Wendell Berry, prolific and versatile poet, essayist, and fiction writer, and a dedicated activist, has lived for decades as a writer and small scale farmer on seventy-five acres in Henry County, Kentucky where his ancestors settled in the early 19th century.
Berry has written novels set there, including Hannah Coulter (2004) and A Place on Earth (1967). Along with his many books of poems – among them, Given: New Poems (2005) and The Selected Poems of Wendell Berry (1998) – he is the author, as well, of many collections of essays, including The Art of the Commonplace: Agrarian Essays of Wendell Berry (2002) and What Are People For? (1990). His many books of stories include That Distant Land: The Collected Stories of Wendell Berry (2002).

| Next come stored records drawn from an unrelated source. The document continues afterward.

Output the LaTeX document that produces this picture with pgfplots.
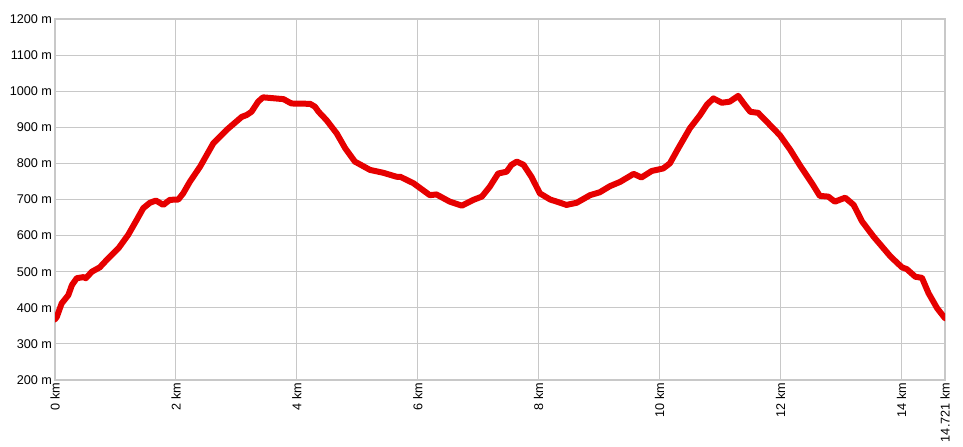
\documentclass[border=0pt]{standalone}
\usepackage{fontspec}
\setmainfont{Liberation Sans}
\usepackage{pgfplots}
\pgfplotsset{compat=1.18}

\definecolor{trackred}{RGB}{230,0,0}
\definecolor{gridgray}{RGB}{200,200,200}

\begin{document}
\begin{tikzpicture}
\begin{axis}[
  name=ax,
  scale only axis,
  width=667.5pt, height=270.75pt,
  xmin=0, xmax=14.721,
  ymin=200, ymax=1200,
  xtick={0,2,4,6,8,10,12,14,14.721},
  xticklabels={0 km,2 km,4 km,6 km,8 km,10 km,12 km,14 km,14.721 km},
  ytick={200,300,...,1200},
  yticklabels={200 m,300 m,400 m,500 m,600 m,700 m,800 m,900 m,1000 m,1100 m,1200 m},
  xticklabel style={rotate=90, anchor=east, inner sep=2pt, font=\fontsize{9.5}{11}\selectfont},
  yticklabel style={inner sep=2pt, font=\fontsize{9.5}{11}\selectfont},
  major tick length=0pt,
  grid=major,
  grid style={gridgray, line width=0.8pt},
  axis line style={gridgray, line width=0.8pt},
  clip=true,
]
\addplot[trackred, line width=4.5pt, line join=round, line cap=round] coordinates {
(0.00,368) (0.03,375) (0.11,412) (0.22,435) (0.28,463) (0.36,482) (0.47,485)
(0.51,482) (0.61,500) (0.74,512) (0.88,537) (1.05,565) (1.21,602) (1.35,643)
(1.46,676) (1.57,691) (1.67,697) (1.79,685) (1.90,699) (2.04,700) (2.12,717)
(2.23,749) (2.40,791) (2.62,856) (2.84,893) (3.09,929) (3.17,934) (3.25,943)
(3.36,971) (3.44,983) (3.78,978) (3.91,966) (4.22,965) (4.30,957) (4.36,943)
(4.49,920) (4.66,883) (4.80,842) (4.96,805) (5.21,782) (5.43,774) (5.65,763)
(5.71,763) (5.93,745) (6.20,712) (6.31,714) (6.53,694) (6.73,683) (6.92,699)
(7.06,708) (7.19,735) (7.33,772) (7.47,777) (7.55,796) (7.64,805) (7.75,796)
(7.88,763) (8.02,717) (8.19,700) (8.30,694) (8.46,685) (8.63,691) (8.85,712)
(9.01,720) (9.18,737) (9.35,749) (9.57,771) (9.70,761) (9.87,779) (10.06,786)
(10.17,800) (10.31,842) (10.50,897) (10.67,934) (10.78,962) (10.89,980)
(11.03,968) (11.16,971) (11.30,987) (11.41,962) (11.50,943) (11.63,940)
(11.77,916) (11.99,878) (12.16,838) (12.32,795) (12.52,745) (12.65,710)
(12.79,708) (12.90,694) (13.07,705) (13.21,685) (13.35,639) (13.54,597)
(13.82,542) (14.01,512) (14.09,507) (14.23,486) (14.34,483) (14.45,440)
(14.59,399) (14.721,371)
};
\end{axis}
\pgfresetboundingbox
\path[use as bounding box] ([xshift=-41.25pt,yshift=-49.5pt]ax.south west) rectangle ([xshift=13.5pt,yshift=14.25pt]ax.north east);
\end{tikzpicture}
\end{document}
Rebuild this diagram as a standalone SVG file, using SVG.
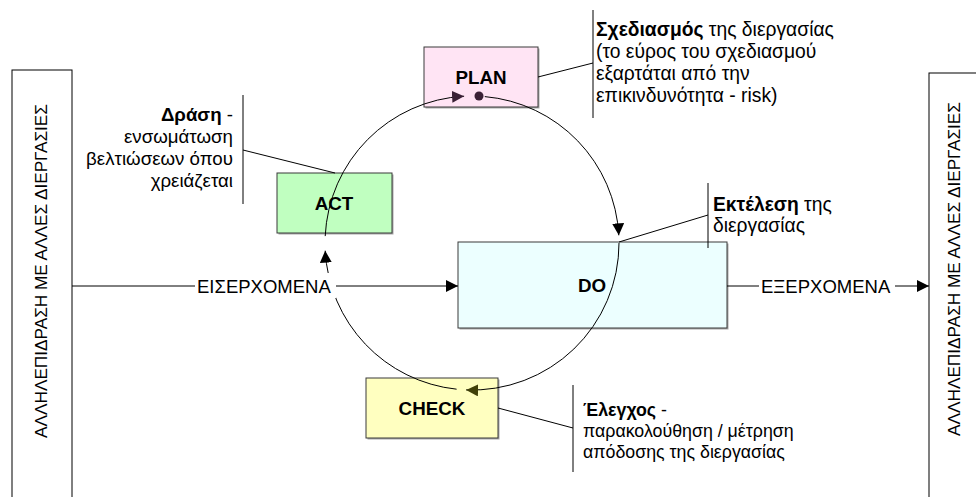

In 2010, he was awarded a National Humanities Medal. Today and in the days ahead, we will post several characteristically beautiful poems of his, beginning with “The Meadow”:
In the town’s graveyard the oldest plot now frees itself
of sorrow, the myrtle of the graves grown wild. The last
who knew the faces who had these names are dead.
and now the names fade, dumb on the stones, wild
as shadows in the grass, clear to the rabbit and the wren.
Ungrieved, the town’s ancestry fits the earth. They become
a meadow, their alien marble grown native as maple.